==== Listed records ====

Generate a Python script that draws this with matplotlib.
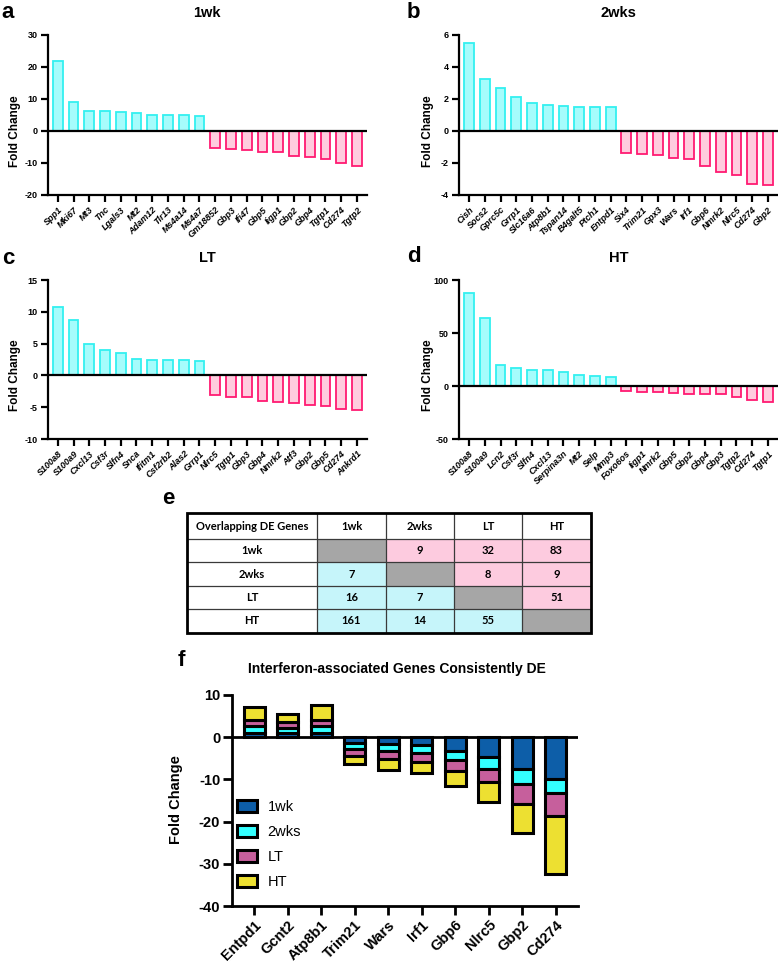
import numpy as np
import matplotlib
matplotlib.use("Agg")
import matplotlib.pyplot as plt
from matplotlib.patches import Rectangle

plt.rcParams["font.family"] = ["Liberation Sans", "DejaVu Sans"]
plt.rcParams["axes.unicode_minus"] = False

W, H = 778, 968

# ---- panels a-d: top 10 up / top 10 down genes -------------------------
GENES_1WK = ["Spp1", "Mki67", "Mt3", "Tnc", "Lgals3", "Mt2", "Adam12", "Tlr13",
             "Ms4a14", "Ms4a7", "Gm18852", "Gbp3", "Ifi47", "Gbp5", "Iigp1",
             "Gbp2", "Gbp4", "Tgtp1", "Cd274", "Tgtp2"]
FC_1WK = [21.9, 9.0, 6.4, 6.1, 5.9, 5.6, 5.1, 4.9, 4.9, 4.8,
          -5.3, -5.5, -5.8, -6.5, -6.6, -7.7, -8.1, -8.8, -10.1, -10.8]

GENES_2WKS = ["Cish", "Socs2", "Gprc5c", "Grrp1", "Slc16a6", "Atp8b1", "Tspan14",
              "B4galt5", "Ptch1", "Entpd1", "Six4", "Trim21", "Gpx3", "Wars",
              "Irf1", "Gbp6", "Nmrk2", "Nlrc5", "Cd274", "Gbp2"]
FC_2WKS = [5.52, 3.23, 2.67, 2.1, 1.77, 1.6, 1.58, 1.52, 1.5, 1.48,
           -1.35, -1.46, -1.5, -1.69, -1.75, -2.17, -2.56, -2.77, -3.31, -3.4]

GENES_LT = ["S100a8", "S100a9", "Cxcl13", "Csf3r", "Slfn4", "Snca", "Ifitm1",
            "Csf2rb2", "Alas2", "Grrp1", "Nlrc5", "Tgtp1", "Gbp3", "Gbp4",
            "Nmrk2", "Atf3", "Gbp2", "Gbp5", "Cd274", "Ankrd1"]
FC_LT = [10.8, 8.7, 4.9, 4.0, 3.6, 2.6, 2.5, 2.4, 2.4, 2.3,
         -3.1, -3.35, -3.45, -4.1, -4.2, -4.4, -4.7, -4.8, -5.3, -5.4]

GENES_HT = ["S100a8", "S100a9", "Lcn2", "Csf3r", "Slfn4", "Cxcl13", "Serpina3n",
            "Mt2", "Selp", "Mmp3", "Foxo6os", "Iigp1", "Nmrk2", "Gbp5", "Gbp2",
            "Gbp4", "Gbp3", "Tgtp2", "Cd274", "Tgtp1"]
FC_HT = [88.0, 63.8, 20.0, 17.2, 15.0, 15.0, 12.8, 10.0, 9.1, 8.8,
         -4.7, -5.3, -5.9, -6.6, -7.2, -7.8, -7.8, -10.0, -13.4, -15.0]

# ---- panel e: overlap table --------------------------------------------
GROUPS = ["1wk", "2wks", "LT", "HT"]
OVERLAP = [[None, 9, 32, 83],
           [7, None, 8, 9],
           [16, 7, None, 51],
           [161, 14, 55, None]]

# ---- panel f: stacked interferon genes ---------------------------------
IFN_GENES = ["Entpd1", "Gcnt2", "Atp8b1", "Trim21", "Wars", "Irf1", "Gbp6",
             "Nlrc5", "Gbp2", "Cd274"]
IFN_1WK = [1.1, 1.0, 1.0, -1.4, -1.6, -1.8, -3.2, -4.8, -7.6, -10.0]
IFN_2WKS = [1.45, 1.2, 1.55, -1.5, -1.65, -1.9, -2.1, -2.7, -3.4, -3.3]
IFN_LT = [1.6, 1.3, 1.6, -1.5, -2.0, -2.2, -2.7, -3.1, -4.8, -5.4]
IFN_HT = [3.1, 2.1, 3.4, -1.9, -2.5, -2.7, -3.6, -4.7, -6.9, -13.7]

CYAN_FACE, CYAN_EDGE = "#A6FCFC", "#33F0F0"
PINK_FACE, PINK_EDGE = "#FFCCDE", "#FF1A72"
F_COLS = {"1wk": "#0D5EA8", "2wks": "#33FFFF", "LT": "#C65F9C", "HT": "#EDE031"}
TAB_PINK, TAB_CYAN, TAB_GRAY = "#FDCBDF", "#C6F5FA", "#A6A6A6"

fig = plt.figure(figsize=(W / 100, H / 100), dpi=100)


def px_axes(l, t, r, b):
    return fig.add_axes([l / W, 1 - b / H, (r - l) / W, (b - t) / H])


def fc_panel(ax, genes, fc, ylim, yticks):
    x = np.arange(len(genes))
    fc = np.asarray(fc)
    up = fc > 0
    ax.bar(x[up], fc[up], width=0.62, color=CYAN_FACE, edgecolor=CYAN_EDGE, lw=1.3)
    ax.bar(x[~up], fc[~up], width=0.62, color=PINK_FACE, edgecolor=PINK_EDGE, lw=1.3)
    ax.axhline(0, color="black", lw=1.6, zorder=3)
    ax.set_xlim(-0.64, len(genes) - 0.36)
    ax.set_ylim(*ylim)
    ax.set_yticks(yticks)
    ax.set_xticks(x)
    ax.set_xticklabels(genes, rotation=45, ha="right", rotation_mode="anchor",
                       fontsize=6.7, fontweight="bold", fontstyle="italic")
    for lab in ax.get_yticklabels():
        lab.set_fontweight("bold")
    for s in ("top", "right"):
        ax.spines[s].set_visible(False)
    for s in ("left", "bottom"):
        ax.spines[s].set_linewidth(1.6)
    ax.tick_params(width=1.6, length=5.3, labelsize=6.5, pad=2)


panels = [
    ("a", "1wk", GENES_1WK, FC_1WK, (-20, 30), [-20, -10, 0, 10, 20, 30], (47.7, 35, 367, 195), 8, 13),
    ("b", "2wks", GENES_2WKS, FC_2WKS, (-4, 6), [-4, -2, 0, 2, 4, 6], (459, 35, 778, 195), 413, 13),
    ("c", "LT", GENES_LT, FC_LT, (-10, 15), [-10, -5, 0, 5, 10, 15], (47.7, 280, 367, 439), 8, 259),
    ("d", "HT", GENES_HT, FC_HT, (-50, 100), [-50, 0, 50, 100], (459, 280, 778, 439), 414, 257),
]
for letter, title, genes, fc, ylim, yt, box, lx, ly in panels:
    ax = px_axes(*box)
    fc_panel(ax, genes, fc, ylim, yt)
    cx = (box[0] + box[2]) / 2
    fig.text(cx / W, 1 - (box[1] - 22) / H, title, ha="center", va="center",
             fontsize=10.5, fontweight="bold")
    fig.text(lx / W, 1 - ly / H, letter, ha="center", va="center",
             fontsize=16, fontweight="bold")
    ylab_x = 15 if box[0] < 100 else 428
    ylab_y = 131 if box[1] < 100 else 375
    fig.text(ylab_x / W, 1 - ylab_y / H, "Fold Change", rotation=90,
             ha="center", va="center", fontsize=8.5, fontweight="bold")

# ---- table e -----------------------------------------------------------
col_edges = [187, 317, 386, 454, 522, 591]
row_edges = [513, 539, 562, 586, 609, 633]
tax = px_axes(col_edges[0], row_edges[0], col_edges[-1], row_edges[-1])
tax.set_xlim(col_edges[0], col_edges[-1])
tax.set_ylim(row_edges[-1], row_edges[0])
tax.axis("off")
tfont = dict(family=["Lato", "DejaVu Sans"], fontweight="bold", fontsize=8.0,
             ha="center", va="center")
header = ["Overlapping DE Genes"] + GROUPS
for j, txt in enumerate(header):
    tax.text((col_edges[j] + col_edges[j + 1]) / 2, (row_edges[0] + row_edges[1]) / 2,
             txt, **tfont)
for i, g in enumerate(GROUPS):
    y0, y1 = row_edges[i + 1], row_edges[i + 2]
    tax.text((col_edges[0] + col_edges[1]) / 2, (y0 + y1) / 2, g, **tfont)
    for j, v in enumerate(OVERLAP[i]):
        x0, x1 = col_edges[j + 1], col_edges[j + 2]
        fc = TAB_GRAY if v is None else (TAB_PINK if j > i else TAB_CYAN)
        tax.add_patch(Rectangle((x0, y0), x1 - x0, y1 - y0, facecolor=fc,
                                edgecolor="none", zorder=1))
        if v is not None:
            tax.text((x0 + x1) / 2, (y0 + y1) / 2, str(v), **tfont)
for xe in col_edges[1:-1]:
    tax.plot([xe, xe], [row_edges[0], row_edges[-1]], color="#3a3a3a", lw=0.9, zorder=2)
for ye in row_edges[1:-1]:
    tax.plot([col_edges[0], col_edges[-1]], [ye, ye], color="#3a3a3a", lw=0.9, zorder=2)
tax.add_patch(Rectangle((col_edges[0], row_edges[0]), col_edges[-1] - col_edges[0],
                        row_edges[-1] - row_edges[0], facecolor="none",
                        edgecolor="black", lw=2.0, zorder=3, clip_on=False))
fig.text(168 / W, 1 - 499 / H, "e", ha="center", va="center", fontsize=16,
         fontweight="bold")

# ---- panel f -----------------------------------------------------------
fax = px_axes(232, 695, 578, 906)
x = np.arange(len(IFN_GENES))
series = [("1wk", IFN_1WK), ("2wks", IFN_2WKS), ("LT", IFN_LT), ("HT", IFN_HT)]
bottom = np.zeros(len(IFN_GENES))
for name, vals in series:
    vals = np.asarray(vals)
    fax.bar(x, vals, width=0.62, bottom=bottom, color=F_COLS[name],
            edgecolor="black", lw=2.2, label=name, zorder=2)
    bottom = bottom + vals
fax.axhline(0, color="black", lw=2.0, zorder=3)
fax.set_xlim(-0.66, len(IFN_GENES) - 0.34)
fax.set_ylim(-40, 10)
fax.set_yticks([-40, -30, -20, -10, 0, 10])
fax.set_xticks(x)
fax.set_xticklabels(IFN_GENES, rotation=45, ha="right", rotation_mode="anchor",
                    fontsize=10.5, fontweight="bold")
for lab in fax.get_yticklabels():
    lab.set_fontweight("bold")
for s in ("top", "right"):
    fax.spines[s].set_visible(False)
for s in ("left", "bottom"):
    fax.spines[s].set_linewidth(2.0)
fax.tick_params(width=2.0, length=6.5, labelsize=10.5, pad=2)
handles = [Rectangle((0, 0), 1, 1, facecolor=F_COLS[n], edgecolor="black", lw=2.2)
           for n, _ in series]
fax.legend(handles, [n for n, _ in series], loc="upper left",
           bbox_to_anchor=(237 / W, 1 - 800 / H), bbox_transform=fig.transFigure,
           frameon=False, fontsize=10.5, handlelength=1.4, handleheight=0.85,
           handletextpad=0.7, labelspacing=0.75, borderpad=0, borderaxespad=0)
fig.text(397 / W, 1 - 669 / H, "Interferon-associated Genes Consistently DE",
         ha="center", va="center", fontsize=10, fontweight="bold")
fig.text(176 / W, 1 - 800 / H, "Fold Change", rotation=90, ha="center",
         va="center", fontsize=10.5, fontweight="bold")
fig.text(181 / W, 1 - 660 / H, "f", ha="center", va="center", fontsize=16,
         fontweight="bold")

fig.savefig("out.png", dpi=100)
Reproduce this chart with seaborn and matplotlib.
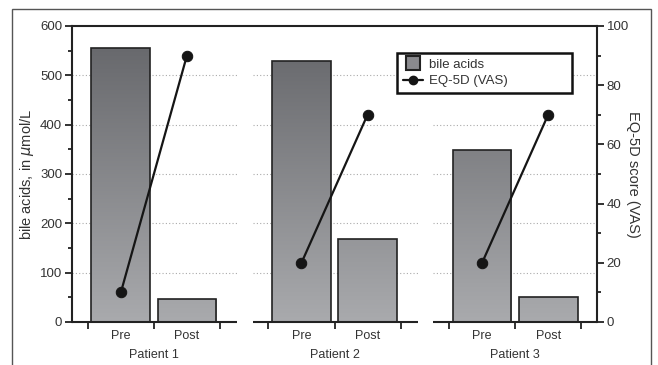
import numpy as np
import pandas as pd
import matplotlib.pyplot as plt
import seaborn as sns
from matplotlib.colors import LinearSegmentedColormap
from matplotlib.lines import Line2D
from matplotlib.patches import Rectangle

# data
patients = ["Patient 1", "Patient 2", "Patient 3"]
timepoints = ["Pre", "Post"]
bile_acids = [555, 47, 530, 168, 349, 51]   # umol/L
eq5d_vas = [10, 90, 20, 70, 20, 70]          # EQ-5D VAS score

# layout
group_step = 2.735
ink = "#222222"
txt = "#333333"

rows = []
k = 0
for g, p in enumerate(patients):
    for i, t in enumerate(timepoints):
        rows.append({"patient": p, "time": t, "pos": g * group_step + i,
                     "bile": bile_acids[k], "eq": eq5d_vas[k]})
        k += 1
df = pd.DataFrame(rows)

sns.set_style("white")
plt.rcParams["font.family"] = ["Liberation Sans", "DejaVu Sans"]
plt.rcParams["font.size"] = 9

fig = plt.figure(figsize=(6.58, 3.65), dpi=100)
ax = fig.add_axes([72 / 658, 43 / 365, 525 / 658, 296 / 365])

xmin, xmax = -0.74, df["pos"].max() + 0.74

sns.barplot(data=df, x="pos", y="bile", native_scale=True, width=0.89,
            color="#888888", edgecolor=ink, linewidth=1.2, ax=ax, zorder=3)

# vertical gradient fill inside the bars
cmap = LinearSegmentedColormap.from_list("g", ["#a9aaad", "#636468"])
grad = np.linspace(0, 1, 256).reshape(-1, 1)
for bar in list(ax.patches):
    bar.set_facecolor("none")
    im = ax.imshow(grad, extent=(xmin, xmax, 0, 600), origin="lower",
                   cmap=cmap, aspect="auto", zorder=2.5)
    im.set_clip_path(bar)

ax.set_xlim(xmin, xmax)
ax.set_ylim(0, 600)

# segmented baseline + dotted grid per patient group
for g in range(len(patients)):
    left = g * group_step - 0.74 if g > 0 else xmin
    right = g * group_step + 1.76 if g < len(patients) - 1 else xmax
    ax.plot([left, right], [0, 0], color=ink, lw=1.5, clip_on=False,
            solid_capstyle="butt", zorder=4)
    for yv in range(100, 600, 100):
        ax.plot([left, right], [yv, yv], color="#aaaaaa", lw=0.8,
                ls=(0, (1, 2)), zorder=1)

centers = df["pos"].tolist()
bounds = []
for g in range(len(patients)):
    bounds += [g * group_step - 0.5, g * group_step + 0.5, g * group_step + 1.5]
ax.set_xticks(centers)
ax.set_xticklabels(df["time"], color=txt)
ax.set_xticks(bounds, minor=True)
ax.tick_params(axis="x", which="major", length=0, pad=6)
ax.tick_params(axis="x", which="minor", length=5, width=1.3, color=ink,
               direction="out", bottom=True)
ax.set_xlabel("")
for g, p in enumerate(patients):
    ax.text(g * group_step + 0.5, -0.09, p, transform=ax.get_xaxis_transform(),
            ha="center", va="top", color=txt)

ax.set_yticks(range(0, 601, 100))
ax.set_yticks(range(50, 600, 100), minor=True)
ax.tick_params(axis="y", which="major", length=5, width=1.3, color=ink,
               labelcolor=txt, left=True, pad=2, labelsize=9.5)
ax.tick_params(axis="y", which="minor", length=3, width=1.3, color=ink, left=True)
ax.set_ylabel(r"bile acids, in $\mathit{\mu}$mol/L", color=txt, labelpad=3,
              fontsize=10.5)

for s in ["left", "top"]:
    ax.spines[s].set_linewidth(1.5)
    ax.spines[s].set_color(ink)
ax.spines["right"].set_visible(False)
ax.spines["bottom"].set_visible(False)

# secondary axis: EQ-5D
ax2 = ax.twinx()
sns.lineplot(data=df, x="pos", y="eq", units="patient", estimator=None,
             color="#151515", lw=1.6, marker="o", markersize=7.5,
             markeredgecolor="#151515", ax=ax2, legend=False)
ax2.set_ylim(0, 100)
ax2.set_xlim(xmin, xmax)
ax2.set_yticks(range(0, 101, 20))
ax2.set_yticks(range(10, 100, 20), minor=True)
ax2.tick_params(axis="y", which="major", length=5, width=1.3, color=ink,
                labelcolor=txt, right=True, pad=2, labelsize=9.5)
ax2.tick_params(axis="y", which="minor", length=3, width=1.3, color=ink, right=True)
ax2.set_ylabel("EQ-5D score (VAS)", color=txt, rotation=270, labelpad=8,
               fontsize=10.5)
ax2.set_xlabel("")
for s in ["left", "top", "bottom"]:
    ax2.spines[s].set_visible(False)
ax2.spines["right"].set_linewidth(1.5)
ax2.spines["right"].set_color(ink)

handles = [
    Line2D([], [], ls="none", marker="s", markersize=10, markerfacecolor="#8a8a8e",
           markeredgecolor=ink, markeredgewidth=1.5),
    Line2D([], [], color="#151515", lw=1.6, marker="o", markersize=6),
]
leg = ax2.legend(handles, ["bile acids", "EQ-5D (VAS)"], loc="upper left",
                 bbox_to_anchor=(0.619, 0.909, 0.333, 0.0), mode="expand",
                 frameon=True, fancybox=False, framealpha=1,
                 edgecolor="#111111", fontsize=9.5,
                 handlelength=1.5, handletextpad=0.5, borderpad=0.45,
                 labelspacing=0.3, borderaxespad=0)
leg.get_frame().set_linewidth(1.8)
for t in leg.get_texts():
    t.set_color(txt)

# outer frame of the figure panel
fig.patches.append(Rectangle((12 / 658, -0.05), 639 / 658, 1.05 - 9 / 365,
                             transform=fig.transFigure, fill=False,
                             edgecolor="#555555", lw=1.0))

fig.savefig("out.png", dpi=100)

====

Begin with the line that contains "Reproduce this chart", end with the line that contains "linewidth=1.2, ax=ax, zorder=3)", and set down every line in that range exactly as it stands, minus the pictures.

Reproduce this chart with seaborn and matplotlib.
import numpy as np
import pandas as pd
import matplotlib.pyplot as plt
import seaborn as sns
from matplotlib.colors import LinearSegmentedColormap
from matplotlib.lines import Line2D
from matplotlib.patches import Rectangle

# data
patients = ["Patient 1", "Patient 2", "Patient 3"]
timepoints = ["Pre", "Post"]
bile_acids = [555, 47, 530, 168, 349, 51]   # umol/L
eq5d_vas = [10, 90, 20, 70, 20, 70]          # EQ-5D VAS score

# layout
group_step = 2.735
ink = "#222222"
txt = "#333333"

rows = []
k = 0
for g, p in enumerate(patients):
    for i, t in enumerate(timepoints):
        rows.append({"patient": p, "time": t, "pos": g * group_step + i,
                     "bile": bile_acids[k], "eq": eq5d_vas[k]})
        k += 1
df = pd.DataFrame(rows)

sns.set_style("white")
plt.rcParams["font.family"] = ["Liberation Sans", "DejaVu Sans"]
plt.rcParams["font.size"] = 9

fig = plt.figure(figsize=(6.58, 3.65), dpi=100)
ax = fig.add_axes([72 / 658, 43 / 365, 525 / 658, 296 / 365])

xmin, xmax = -0.74, df["pos"].max() + 0.74

sns.barplot(data=df, x="pos", y="bile", native_scale=True, width=0.89,
            color="#888888", edgecolor=ink, linewidth=1.2, ax=ax, zorder=3)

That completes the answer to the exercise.